El 3 de agosto de 2006, Jacinta Francisco Marcial, mujer otomí, madre de familia y hablante de lengua originaria, fue detenida y acusada de secuestrar a seis agentes federales en el municipio de Amealco, Querétaro.
Ella no hablaba español con fluidez y por ello no entendía los cargos que le imputaban; además no tuvo acceso a un intérprete ni recibió una defensa efectiva.
El resultado: una condena de 21 años de prisión por un delito que jamás cometió. Su liberación, tres años más tarde, fue producto de la presión social y la movilización internacional, no de un sistema de justicia que haya reconocido por sí mismo su propia ceguera estructural.
Hoy, a casi 19 años de aquella detención, vale la pena preguntar: ¿cuántas personas indígenas han sido y siguen siendo sometidas a procesos judiciales en un idioma y bajo una lógica jurídica que no comprenden? ¿Cuántas condenas se dictan año con año, sin que se garantice el derecho básico a ser escuchado y entendido?
Se dice que la justicia es universal, pero se olvida que para serlo se debe hablar en un idioma común y ese es la lengua que cada persona entiende, incluyendo en muchos de los casos el lenguaje con señas mexicanas para personas sordas. No hay derecho procesal sin inteligibilidad y de ninguna manera hay igualdad ante la ley si la ley solo habla para algunos.
El artículo 2° constitucional y el Convenio 169 de la OIT establecen con claridad la obligación de garantizar a los pueblos indígenas el acceso pleno, efectivo y en condiciones de igualdad a la jurisdicción del Estado.
Sin embargo, en la práctica, estas garantías se encuentran severamente limitadas por la ausencia de estructuras específicas. De ahí la urgencia de avanzar hacia fiscalías especializadas en pueblos originarios, en las que se logre integrar un enfoque intercultural y plurilingüe, con personal capacitado.
Estas fiscalías deberían ubicarse cerca de las comunidades, operar con procedimientos accesibles, y no depender de traslados forzosos al centro urbano para acceder a la justicia.
Una fiscalía con rostro indígena debe dejar de ser una excepción institucional para convertirse en una garantía regularizada del Estado de derecho.
Casos como el de Jacinta no deben de ser leídos como una excepción dolorosa, sino como una advertencia estructural: cuando el sistema no comprende a quien debe proteger, lo castiga; y cuando una fiscalía, como puerta de entrada al sistema de justicia, no sabe escuchar, tampoco sabe procurarla.

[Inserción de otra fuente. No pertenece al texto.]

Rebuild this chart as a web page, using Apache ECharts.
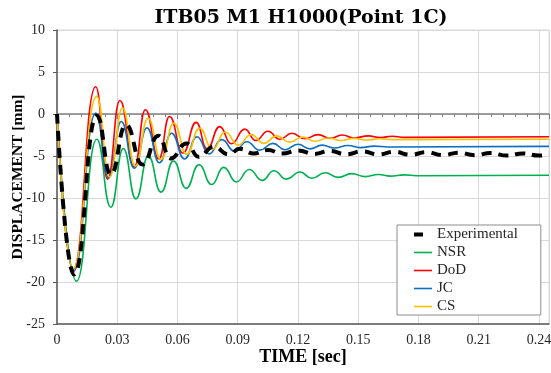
<!DOCTYPE html>
<html>
<head>
<meta charset="utf-8">
<script src="https://cdn.jsdelivr.net/npm/echarts@6/dist/echarts.min.js"></script>
<style>
html, body { margin: 0; padding: 0; background: #ffffff; }
#chart { width: 551px; height: 373px; }
</style>
</head>
<body>
<div id="chart"></div>
<script>
// Displacement history at Point 1C: [time (s), displacement (mm)] at turning points
const experimental = [
  [0, 0], [0.0085, -19.1], [0.0198, -0.2], [0.0268, -7.2], [0.0343, -1.3],
  [0.0425, -6.0], [0.0505, -2.6], [0.0565, -5.3], [0.0645, -3.5], [0.0705, -5.1],
  [0.078, -3.9], [0.0855, -4.8], [0.091, -4.15], [0.098, -4.7], [0.105, -4.3],
  [0.112, -4.7], [0.12, -4.35], [0.128, -4.75], [0.136, -4.4], [0.144, -4.8],
  [0.152, -4.45], [0.16, -4.8], [0.168, -4.5], [0.176, -4.85], [0.184, -4.55],
  [0.192, -4.9], [0.2, -4.6], [0.208, -4.9], [0.216, -4.65], [0.224, -4.95],
  [0.232, -4.7], [0.24, -4.95], [0.245, -4.8]
];
const nsr = [
  [0, 0], [0.0097, -19.9], [0.0198, -3.0], [0.0268, -11.1], [0.033, -4.1],
  [0.0393, -10.1], [0.0455, -5.0], [0.0518, -9.3], [0.058, -5.6], [0.0643, -8.85],
  [0.0707, -6.05], [0.077, -8.4], [0.083, -6.35], [0.0893, -8.1], [0.0957, -6.6],
  [0.1022, -7.9], [0.108, -6.75], [0.1143, -7.75], [0.121, -6.9], [0.1268, -7.65],
  [0.1335, -7.0], [0.14, -7.55], [0.1468, -7.1], [0.1535, -7.45], [0.16, -7.2],
  [0.166, -7.4], [0.173, -7.25], [0.179, -7.35], [0.245, -7.3]
];
const dod = [
  [0, 0], [0.008, -18.5], [0.0193, 3.25], [0.0252, -7.75], [0.0313, 1.6],
  [0.0385, -6.3], [0.044, 0.5], [0.0507, -5.35], [0.056, -0.3], [0.0627, -4.65],
  [0.0693, -1.0], [0.0747, -4.15], [0.081, -1.5], [0.0868, -3.55], [0.0935, -1.8],
  [0.099, -3.15], [0.105, -2.05], [0.111, -3.0], [0.117, -2.3], [0.1235, -2.95],
  [0.13, -2.45], [0.136, -2.9], [0.142, -2.5], [0.148, -2.85], [0.155, -2.6],
  [0.161, -2.8], [0.167, -2.65], [0.173, -2.78], [0.245, -2.7]
];
const jc = [
  [0, 0], [0.0083, -18.7], [0.0193, 0.1], [0.0257, -7.6], [0.032, -0.9],
  [0.0385, -6.45], [0.0448, -1.65], [0.051, -5.8], [0.057, -2.3], [0.0635, -5.35],
  [0.0697, -2.7], [0.0757, -4.75], [0.082, -3.05], [0.0885, -4.45], [0.0945, -3.3],
  [0.101, -4.3], [0.1075, -3.5], [0.1135, -4.25], [0.12, -3.6], [0.126, -4.15],
  [0.132, -3.7], [0.138, -4.05], [0.145, -3.75], [0.151, -4.0], [0.158, -3.82],
  [0.165, -3.92], [0.245, -3.85]
];
const cs = [
  [0, 0], [0.008, -18.4], [0.0198, 2.1], [0.0262, -7.5], [0.0326, 0.7],
  [0.039, -6.2], [0.0454, -0.5], [0.0518, -5.4], [0.0582, -1.1], [0.0646, -4.8],
  [0.071, -1.7], [0.0774, -4.2], [0.0838, -2.15], [0.0902, -3.7], [0.0966, -2.45],
  [0.103, -3.5], [0.1094, -2.6], [0.1158, -3.35], [0.1222, -2.75], [0.1286, -3.25],
  [0.135, -2.85], [0.1414, -3.15], [0.1478, -2.9], [0.1542, -3.1], [0.1606, -2.95],
  [0.167, -3.05], [0.245, -3.0]
];

const seriesNames = ['Experimental', 'NSR', 'DoD', 'JC', 'CS'];
const seriesColors = ['#000000', '#00B050', '#FF0000', '#0B6FC6', '#FFC000'];
const seriesData = [experimental, nsr, dod, jc, cs];

const timeRange = [0, 0.245];
const timeStep = 0.03;
const dispRange = [-25, 10];
const dispStep = 5;

const serif = "'Liberation Serif', 'DejaVu Serif', serif";
const titleFont = "'DejaVu Serif', 'Liberation Serif', serif";
const textColor = '#262626';
const gridColor = '#d9d9d9';
const axisColor = '#595959';

const chart = echarts.init(document.getElementById('chart'), null, { renderer: 'canvas' });

const series = seriesNames.map(function (name, i) {
  const isExp = i === 0;
  return {
    name: name,
    type: 'line',
    data: seriesData[i],
    symbol: 'none',
    showSymbol: false,
    smooth: 0.5,
    smoothMonotone: 'x',
    z: isExp ? 5 : 3,
    color: seriesColors[i],
    lineStyle: isExp
      ? { color: seriesColors[i], width: 4, type: [10, 7] }
      : { color: seriesColors[i], width: 1.6 }
  };
});

chart.setOption({
  animation: false,
  backgroundColor: '#ffffff',
  title: {
    text: 'ITB05 M1 H1000(Point 1C)',
    left: 301,
    top: 9,
    padding: 0,
    textAlign: 'center',
    textStyle: { fontFamily: titleFont, fontWeight: 'bold', fontSize: 19, color: '#000000' }
  },
  grid: {
    left: 57, right: 2, top: 30, bottom: 49,
    outerBoundsMode: 'none',
    show: true, borderColor: gridColor, borderWidth: 1, containLabel: false
  },
  legend: {
    orient: 'vertical',
    left: 397,
    top: 225,
    padding: [2, 23, 1, 15],
    itemGap: 3,
    itemWidth: 18,
    itemHeight: 14,
    backgroundColor: '#ffffff',
    borderColor: '#8c8c8c',
    borderWidth: 1,
    borderRadius: 0,
    itemStyle: { opacity: 0 },
    textStyle: { fontFamily: serif, fontSize: 15, color: textColor },
    data: seriesNames.map(function (name, i) {
      return i === 0
        ? { name: name, lineStyle: { type: [9, 30], width: 4 } }
        : { name: name, lineStyle: { width: 1.6 } };
    })
  },
  xAxis: [
    {
      type: 'value',
      min: timeRange[0], max: timeRange[1], interval: timeStep,
      position: 'bottom',
      name: 'TIME [sec]',
      nameLocation: 'middle',
      nameGap: 24,
      nameMoveOverlap: false,
      nameTextStyle: { fontFamily: serif, fontWeight: 'bold', fontSize: 18, color: '#000000' },
      axisLine: { show: true, onZero: false, lineStyle: { color: axisColor, width: 1.5 } },
      axisTick: { show: false },
      axisLabel: {
        color: textColor, fontFamily: serif, fontSize: 14, margin: 9,
        showMaxLabel: false,
        formatter: function (v) { return v === 0 ? '0' : v.toFixed(2); }
      },
      splitLine: { show: true, lineStyle: { color: gridColor, width: 1 } }
    },
    {
      // zero reference line carrying the time ticks
      type: 'value',
      min: timeRange[0], max: timeRange[1], interval: timeStep,
      position: 'bottom',
      axisLine: { show: true, onZero: true, lineStyle: { color: '#808080', width: 1.5 } },
      axisTick: { show: true, length: 5, lineStyle: { color: '#808080', width: 1 } },
      minorTick: { show: true, splitNumber: 5, length: 3, lineStyle: { color: '#808080', width: 1 } },
      axisLabel: { show: false },
      splitLine: { show: false }
    }
  ],
  yAxis: {
    type: 'value',
    min: dispRange[0], max: dispRange[1], interval: dispStep,
    name: 'DISPLACEMENT [mm]',
    nameLocation: 'middle',
    nameGap: 31,
    nameMoveOverlap: false,
    nameTextStyle: { fontFamily: serif, fontWeight: 'bold', fontSize: 15.5, color: '#000000' },
    axisLine: { show: true, onZero: false, lineStyle: { color: axisColor, width: 1.5 } },
    axisTick: { show: true, length: 4, lineStyle: { color: axisColor } },
    axisLabel: { color: textColor, fontFamily: serif, fontSize: 14, margin: 12 },
    splitLine: { show: true, lineStyle: { color: gridColor, width: 1 } }
  },
  series: series
});
</script>
</body>
</html>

Está claro que los recursos siempre serán insuficientes, y las políticas serán perfectibles, pero empezar a visibilizar el problema, es el primer paso para su atención.
Transformar las fiscalías implica ir más allá de rediseñar sus estructuras o ampliar sus recursos, es reconocer que el pluralismo jurídico no es un adorno del discurso institucional, sino una condición para que el Estado pueda ejercer su poder de manera legítima, pues solo cuando la justicia pueda ser comprendida por todas y todos, sin importar su lengua, su historia o su territorio, podremos decir que es verdaderamente universal.